# New owner 1st Audi ever, mk2 3.2 Quattro roadster (with pics)



## Steviejones133 (Aug 18, 2021)

Hi all, I’ve been lurking these forums for some time now and finally bought a TT that fitted the bill for me. She’s a 2007 3.2 roadster in petrol blue with ice blue leather extended interior. She came from the factory pretty much fully loaded with a heavy options spec including

adaptive xenon headlights
magnetic ride
multi functional steering wheel
audi navigation plus
bose sound system & 6 disc changer
cruise control
storage pack
full electric heated controlled seats

She’s covered just under 80k with a good Audi history and drives like a champion. she originally had 18” bi colour alloys that someone upgraded to 19” 7 twin spoke in titanium - they were badly kerbed and I’ve just had them powder coat refinished. By mistake, the workshop did them in the wrong colour than original as you can see, but I’m quite liking the darker.

Right now, I’m loving the car, I’ve machine polished her, restored the finish on the fuel cap, replaced the badging that she came with for new, lots more…..and I’m sure lots more to still do.

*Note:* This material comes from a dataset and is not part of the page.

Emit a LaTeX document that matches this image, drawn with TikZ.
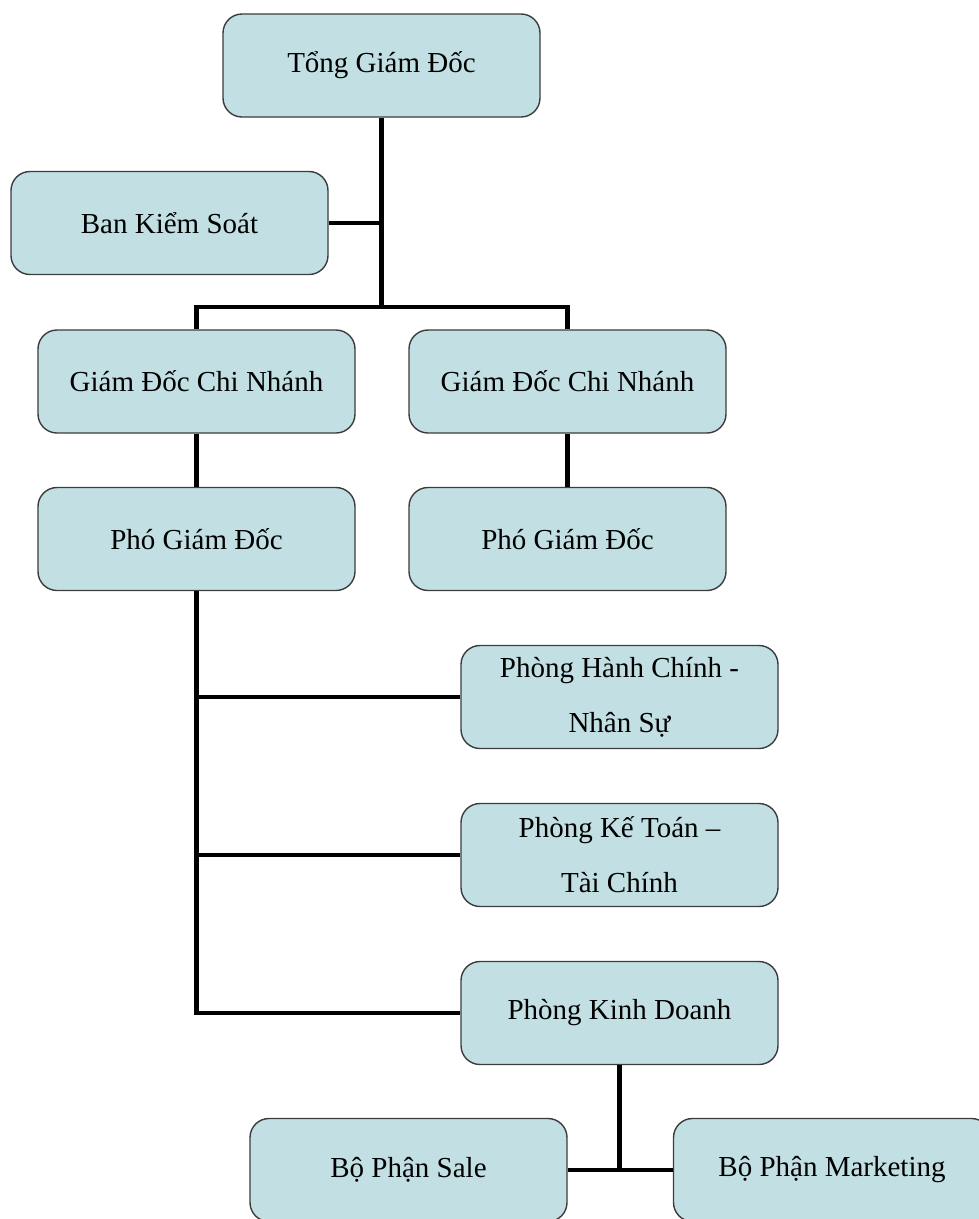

Anyway, hello from me in sunny (or not so sunny) Wrexham and I’m looking forward to getting plenty of advice from more experienced members - I’m sure I’ll have plenty of questions to ask!

Steve.


----------



## Hoggy (May 8, 2002)

Hi, Welcome to TT ownership, Always liked those wheels on the MK2.
Hoggy.


----------



## YELLOW_TT (Feb 25, 2004)

Welcome


----------